Getting a reservation at Saito sushi in Tokyo is like pulling a tooth from a saber tooth tiger ……
Invited to Saito sushi, no doubt delicious and thanks to our dear friend we enjoy local Japanese seasonal fish all soothed with Salon 2006 ~_*….
The popularity of sushi is based around the notion of a single bite, and think of it. The action of the chef, he may say when he works, or simple poise forward and his actions and his motions, all well defined. The exercise takes less than a minute; the fish is cut and then the process begins.
Sushi looks like a very simple food and in many ways it is, however the details are extraordinary and really make the difference in taste. I have been writing about sushi for more than 30 years and I am still intrigued. While each person has his/hers opinion about what is good taste, there are certain standards to take into consideration when making any judgement.
We begin to see the importance of a chef’s experience, concentration, form, function and skill set when it all comes together, and no two sushi chefs or sushi are the same. Sushi as most foods is about relationships between clients, a standard as many foreigners wouldn’t have in their minds such details.
If you take a look at the fish you can see several indicative elements which give you some hints as to the quality. First understanding the fish itself and without story telling something many sushi aficionados like to do.
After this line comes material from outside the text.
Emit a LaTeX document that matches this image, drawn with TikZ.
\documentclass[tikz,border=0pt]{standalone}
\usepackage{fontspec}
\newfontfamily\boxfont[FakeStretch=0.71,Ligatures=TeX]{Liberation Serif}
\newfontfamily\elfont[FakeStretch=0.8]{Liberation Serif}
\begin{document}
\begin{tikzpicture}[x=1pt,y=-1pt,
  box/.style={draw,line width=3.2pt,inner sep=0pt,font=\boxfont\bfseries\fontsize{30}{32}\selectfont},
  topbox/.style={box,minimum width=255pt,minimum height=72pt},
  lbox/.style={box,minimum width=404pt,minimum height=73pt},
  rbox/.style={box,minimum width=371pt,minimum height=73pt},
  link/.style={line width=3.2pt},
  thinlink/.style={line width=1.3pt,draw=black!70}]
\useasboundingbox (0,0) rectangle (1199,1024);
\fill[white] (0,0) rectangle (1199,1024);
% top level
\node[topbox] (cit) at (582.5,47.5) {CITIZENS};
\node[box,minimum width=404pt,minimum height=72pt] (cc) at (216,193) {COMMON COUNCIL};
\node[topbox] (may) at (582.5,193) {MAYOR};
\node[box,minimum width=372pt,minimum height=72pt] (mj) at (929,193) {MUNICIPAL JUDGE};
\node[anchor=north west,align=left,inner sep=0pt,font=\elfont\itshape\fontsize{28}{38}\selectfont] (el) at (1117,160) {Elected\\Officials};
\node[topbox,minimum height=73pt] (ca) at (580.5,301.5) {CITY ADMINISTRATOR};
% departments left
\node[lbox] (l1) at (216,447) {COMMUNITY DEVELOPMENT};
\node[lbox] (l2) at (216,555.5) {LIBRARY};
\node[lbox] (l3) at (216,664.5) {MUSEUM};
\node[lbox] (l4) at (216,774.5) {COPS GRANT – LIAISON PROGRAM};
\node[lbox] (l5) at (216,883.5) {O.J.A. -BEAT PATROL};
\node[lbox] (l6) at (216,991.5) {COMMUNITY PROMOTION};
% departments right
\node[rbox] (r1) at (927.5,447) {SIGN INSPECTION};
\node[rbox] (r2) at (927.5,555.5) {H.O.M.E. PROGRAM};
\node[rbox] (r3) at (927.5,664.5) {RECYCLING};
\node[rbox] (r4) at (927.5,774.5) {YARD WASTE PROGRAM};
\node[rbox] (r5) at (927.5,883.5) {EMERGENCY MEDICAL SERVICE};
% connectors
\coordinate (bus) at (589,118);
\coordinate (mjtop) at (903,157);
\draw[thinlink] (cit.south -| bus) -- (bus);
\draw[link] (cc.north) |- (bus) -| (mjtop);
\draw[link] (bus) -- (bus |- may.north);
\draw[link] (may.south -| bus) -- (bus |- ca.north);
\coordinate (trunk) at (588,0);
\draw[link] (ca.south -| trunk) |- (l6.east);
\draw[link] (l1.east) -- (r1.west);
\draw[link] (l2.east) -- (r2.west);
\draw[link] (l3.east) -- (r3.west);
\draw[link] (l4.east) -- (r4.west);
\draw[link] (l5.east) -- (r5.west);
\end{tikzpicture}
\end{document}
If you look at the rice and the fish, of course the cut of the fish is key, and the quality of the raw materials goes without saying. In these photos you notice the hand position and the sequence of events to make a single nigiri. Saito san is positioned with his elbows and his hands, a sushi kata, Kata is a Japanese word meaning “form”. It refers to a detailed choreographed pattern of martial arts movements made to be practised alone or in a group. Sushi kata is all about swiftness and precision, the over and over again concentration of movements.
The waiting time, or as I call it, “the sushi stall” is the defining moment in the production of a single nigiri where the chef reaches forward, holds his hand in an open position. It is only then the chef has finished compressing the fish and rice, and there is some visible contact between the chef and the client as he adds the finishing touches. He can do no more, he has one chance to get it right as clients sit directly opposite the chef.
When any sushi chef is working at this level his posture is important and his hand position – his elbow is downward and dexterity really does make an important difference – an upward Keito hand position similar to karate. The loose grip is the final stage prior to serving the sushi.
The coordination of the fish it starts with the cut – obviously it’s important. The rice is a matter of the coordination of your right hand or your left hand – you need both obtain the correct amount fish-rice proportions. And you need to be able to coordinate the movements and get the right pressure through practiced technique.
Imagine there are hundreds of rice morsels used in making one sushi. The compressed rice is topped with fresh fish, and under the fish is a dab of wasabi. Then on top nikiri, the key to the first impression, the liquid taste is swiped a top the nigiri – and away you go. The fish is completed, and the four elements make up a single taste. No doubt these movements are paired with your taste receptors, the compression and mastication all makes a difference.
The chef has carefully selects his sweetness and umami, the ultimate in balance. You can see the rice has a certain shape and this really depends on how the rice is compressed in the chef’s hand.
When enjoying authentic sushi, you rarely use Shoyu, (soda sauce) it is like taking a salt shaker and dumping it over your food – it doesn’t end well. Shoyu is brewed and fermented, or the other way around. It has intense aromas and taste, so using it is a matter of knowing when: https://mesubim.com/2015/03/16/shoyu-sushi/ otherwise you run into trouble.
At Saito sushi, there is no shoyu sauce so you wouldn’t worry about it. However in many sushi restaurants customers bathe there sushi in shoyu (soya sauce) and it is a matter of knowledge or simple ignorance. I could go on and on about sushi – you’ll probably get bored so enjoy the images and the brave and tender skills of a master chef.